§ **Set problem**
Identify the lines that include the word "this", then copy all of them.

§ **Dataset**
--- start ---

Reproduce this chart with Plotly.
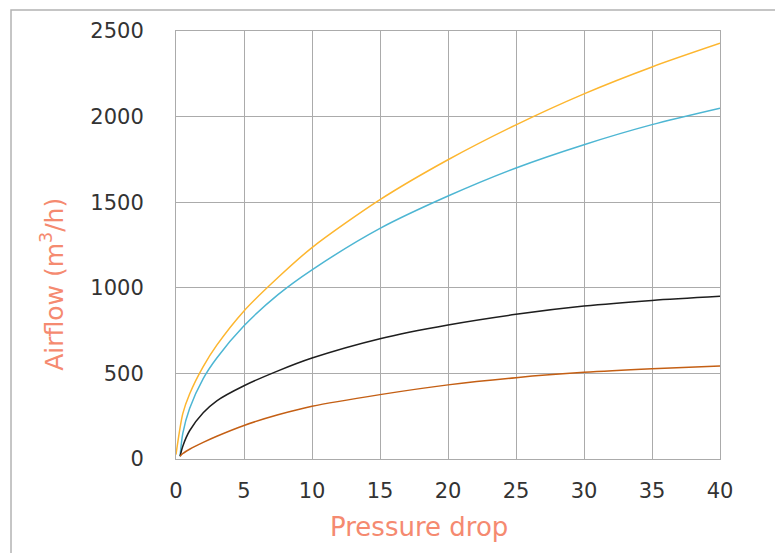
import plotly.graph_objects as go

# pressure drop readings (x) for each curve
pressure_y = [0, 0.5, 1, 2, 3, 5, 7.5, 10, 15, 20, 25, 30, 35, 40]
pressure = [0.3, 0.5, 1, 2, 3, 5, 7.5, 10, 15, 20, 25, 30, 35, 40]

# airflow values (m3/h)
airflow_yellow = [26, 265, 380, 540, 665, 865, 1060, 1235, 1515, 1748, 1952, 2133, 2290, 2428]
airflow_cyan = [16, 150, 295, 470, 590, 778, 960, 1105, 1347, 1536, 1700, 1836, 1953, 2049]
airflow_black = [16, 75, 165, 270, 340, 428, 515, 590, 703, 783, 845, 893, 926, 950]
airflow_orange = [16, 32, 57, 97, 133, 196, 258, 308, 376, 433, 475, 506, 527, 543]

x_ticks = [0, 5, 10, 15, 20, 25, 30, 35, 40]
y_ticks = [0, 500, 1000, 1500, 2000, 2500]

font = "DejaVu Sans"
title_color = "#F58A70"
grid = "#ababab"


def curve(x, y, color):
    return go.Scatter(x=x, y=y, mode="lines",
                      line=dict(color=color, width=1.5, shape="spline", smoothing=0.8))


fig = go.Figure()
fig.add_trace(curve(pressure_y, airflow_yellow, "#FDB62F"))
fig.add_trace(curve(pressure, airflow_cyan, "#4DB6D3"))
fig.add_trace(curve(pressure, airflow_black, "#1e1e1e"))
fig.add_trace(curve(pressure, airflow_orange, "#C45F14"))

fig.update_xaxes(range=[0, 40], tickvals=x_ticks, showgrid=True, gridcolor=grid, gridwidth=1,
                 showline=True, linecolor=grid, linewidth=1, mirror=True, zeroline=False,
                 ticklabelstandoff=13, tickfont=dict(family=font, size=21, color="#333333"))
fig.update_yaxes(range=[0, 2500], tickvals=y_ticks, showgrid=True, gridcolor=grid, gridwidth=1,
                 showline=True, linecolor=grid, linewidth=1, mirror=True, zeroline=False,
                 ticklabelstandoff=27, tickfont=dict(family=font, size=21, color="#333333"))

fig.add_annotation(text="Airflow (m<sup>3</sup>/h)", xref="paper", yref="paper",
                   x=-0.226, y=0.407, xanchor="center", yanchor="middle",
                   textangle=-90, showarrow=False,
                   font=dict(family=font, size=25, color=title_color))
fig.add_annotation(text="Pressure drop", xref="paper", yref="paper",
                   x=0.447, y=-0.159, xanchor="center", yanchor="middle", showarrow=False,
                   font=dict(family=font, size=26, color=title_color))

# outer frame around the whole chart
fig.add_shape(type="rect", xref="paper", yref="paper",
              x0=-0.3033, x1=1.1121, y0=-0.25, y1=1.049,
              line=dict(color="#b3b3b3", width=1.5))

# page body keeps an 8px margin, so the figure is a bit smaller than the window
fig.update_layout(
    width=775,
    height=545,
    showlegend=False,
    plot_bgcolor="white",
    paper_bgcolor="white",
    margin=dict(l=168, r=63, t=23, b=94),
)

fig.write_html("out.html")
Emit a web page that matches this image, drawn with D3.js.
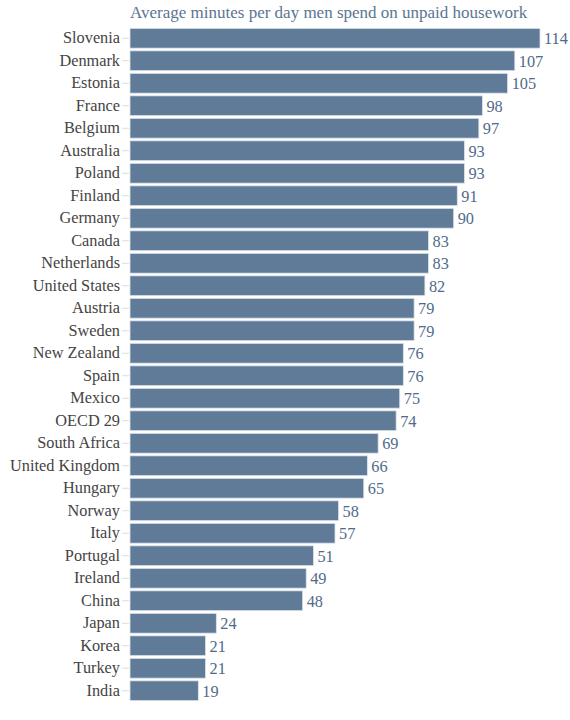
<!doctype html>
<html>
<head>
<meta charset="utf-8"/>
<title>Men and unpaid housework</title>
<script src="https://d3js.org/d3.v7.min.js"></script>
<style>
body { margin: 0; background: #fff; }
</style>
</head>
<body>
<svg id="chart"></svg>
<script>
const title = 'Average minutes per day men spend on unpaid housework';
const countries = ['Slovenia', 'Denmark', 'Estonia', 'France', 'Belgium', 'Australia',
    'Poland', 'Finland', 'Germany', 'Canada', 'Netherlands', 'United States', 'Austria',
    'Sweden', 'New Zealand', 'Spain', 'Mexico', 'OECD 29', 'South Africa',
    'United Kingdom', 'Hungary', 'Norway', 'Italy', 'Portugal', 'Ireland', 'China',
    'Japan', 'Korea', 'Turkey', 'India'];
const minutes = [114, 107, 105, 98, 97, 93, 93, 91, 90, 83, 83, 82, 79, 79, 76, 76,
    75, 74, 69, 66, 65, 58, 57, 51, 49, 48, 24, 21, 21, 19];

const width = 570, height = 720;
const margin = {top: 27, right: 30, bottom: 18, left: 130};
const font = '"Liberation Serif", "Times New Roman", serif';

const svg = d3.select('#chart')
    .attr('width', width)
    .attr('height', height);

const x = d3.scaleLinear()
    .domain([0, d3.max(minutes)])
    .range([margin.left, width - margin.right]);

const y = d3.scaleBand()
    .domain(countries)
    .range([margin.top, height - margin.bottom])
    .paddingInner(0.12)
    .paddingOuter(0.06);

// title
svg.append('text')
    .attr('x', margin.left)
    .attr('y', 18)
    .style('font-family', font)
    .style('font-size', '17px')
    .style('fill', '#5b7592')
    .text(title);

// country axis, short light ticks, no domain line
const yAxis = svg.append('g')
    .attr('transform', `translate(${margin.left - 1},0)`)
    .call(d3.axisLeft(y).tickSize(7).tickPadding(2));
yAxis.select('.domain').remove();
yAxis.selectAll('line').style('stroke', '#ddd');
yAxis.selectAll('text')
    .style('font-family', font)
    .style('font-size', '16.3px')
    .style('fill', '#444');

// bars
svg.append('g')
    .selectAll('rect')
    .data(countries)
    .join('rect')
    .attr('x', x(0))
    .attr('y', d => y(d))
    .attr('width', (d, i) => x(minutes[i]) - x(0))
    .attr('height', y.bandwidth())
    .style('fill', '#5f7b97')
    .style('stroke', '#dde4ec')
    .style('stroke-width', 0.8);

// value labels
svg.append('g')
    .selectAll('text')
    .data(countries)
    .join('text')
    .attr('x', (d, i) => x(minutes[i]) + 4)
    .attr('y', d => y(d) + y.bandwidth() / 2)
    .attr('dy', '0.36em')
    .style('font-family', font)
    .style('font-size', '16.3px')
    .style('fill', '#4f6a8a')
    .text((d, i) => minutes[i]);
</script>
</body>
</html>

--- end ---
--- start ---

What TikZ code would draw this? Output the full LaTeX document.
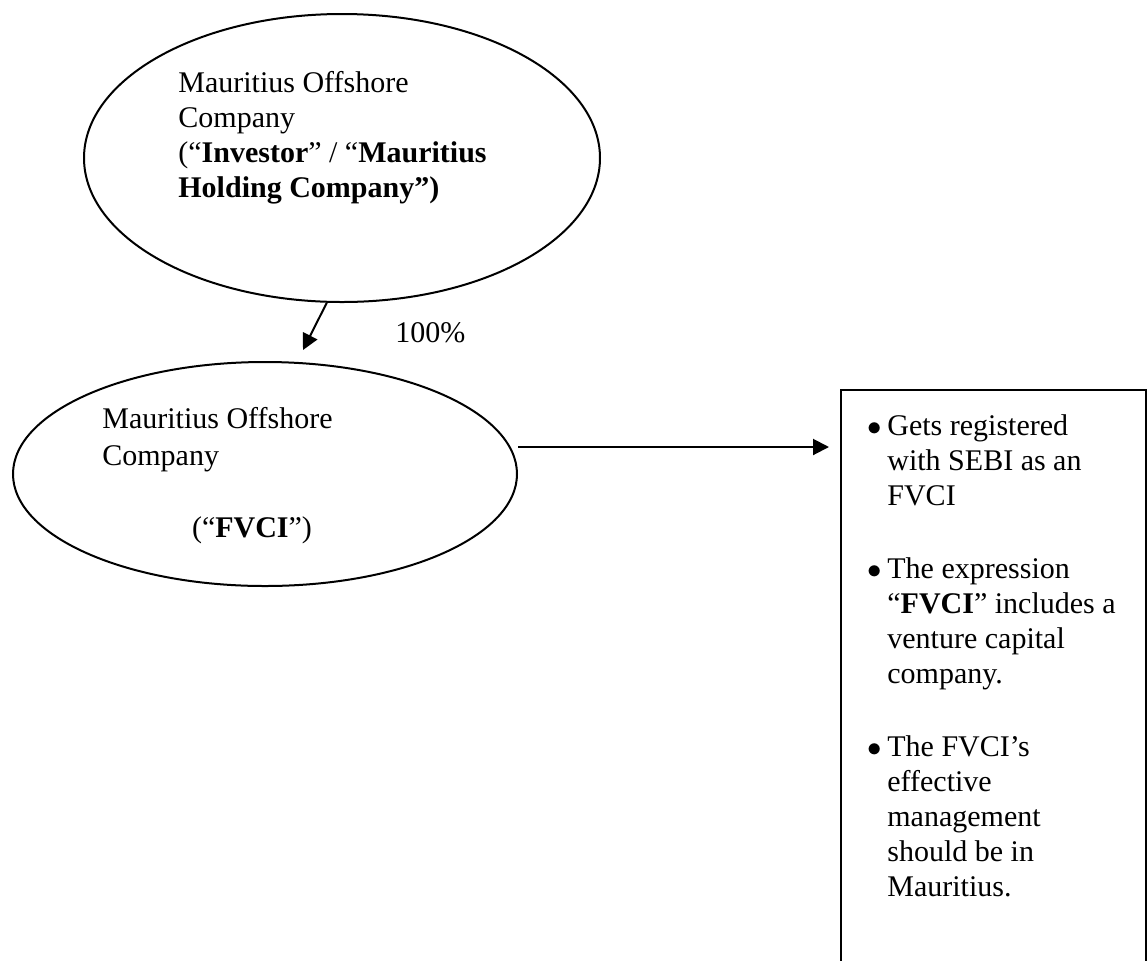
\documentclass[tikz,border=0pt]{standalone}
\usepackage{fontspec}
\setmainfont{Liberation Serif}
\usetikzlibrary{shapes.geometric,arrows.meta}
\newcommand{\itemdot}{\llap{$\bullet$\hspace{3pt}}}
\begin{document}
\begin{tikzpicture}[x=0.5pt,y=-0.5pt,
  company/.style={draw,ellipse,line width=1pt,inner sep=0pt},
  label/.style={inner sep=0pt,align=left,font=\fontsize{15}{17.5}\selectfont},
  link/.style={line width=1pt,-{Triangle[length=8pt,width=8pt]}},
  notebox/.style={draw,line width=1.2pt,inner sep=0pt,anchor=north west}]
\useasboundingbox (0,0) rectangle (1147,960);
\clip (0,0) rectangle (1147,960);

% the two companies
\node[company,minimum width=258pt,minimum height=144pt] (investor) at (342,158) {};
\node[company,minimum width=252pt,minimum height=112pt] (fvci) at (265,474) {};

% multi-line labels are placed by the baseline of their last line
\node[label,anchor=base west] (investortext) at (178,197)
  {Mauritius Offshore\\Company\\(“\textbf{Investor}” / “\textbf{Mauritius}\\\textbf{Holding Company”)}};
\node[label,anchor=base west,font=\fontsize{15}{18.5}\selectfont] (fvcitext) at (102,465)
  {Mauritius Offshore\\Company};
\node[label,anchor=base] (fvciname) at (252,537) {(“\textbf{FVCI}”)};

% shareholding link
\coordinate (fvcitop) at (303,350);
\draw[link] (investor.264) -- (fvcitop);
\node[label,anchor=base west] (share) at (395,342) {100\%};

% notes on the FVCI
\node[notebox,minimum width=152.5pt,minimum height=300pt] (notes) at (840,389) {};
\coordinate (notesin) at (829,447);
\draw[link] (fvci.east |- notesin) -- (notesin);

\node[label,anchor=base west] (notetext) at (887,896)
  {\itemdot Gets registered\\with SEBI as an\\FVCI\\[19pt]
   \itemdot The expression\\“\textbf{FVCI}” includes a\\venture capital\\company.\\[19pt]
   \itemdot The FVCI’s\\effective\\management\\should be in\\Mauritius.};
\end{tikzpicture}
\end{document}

--- end ---

§ **Worked answer**
Reproduce this chart with Plotly.
Emit a web page that matches this image, drawn with D3.js.
What TikZ code would draw this? Output the full LaTeX document.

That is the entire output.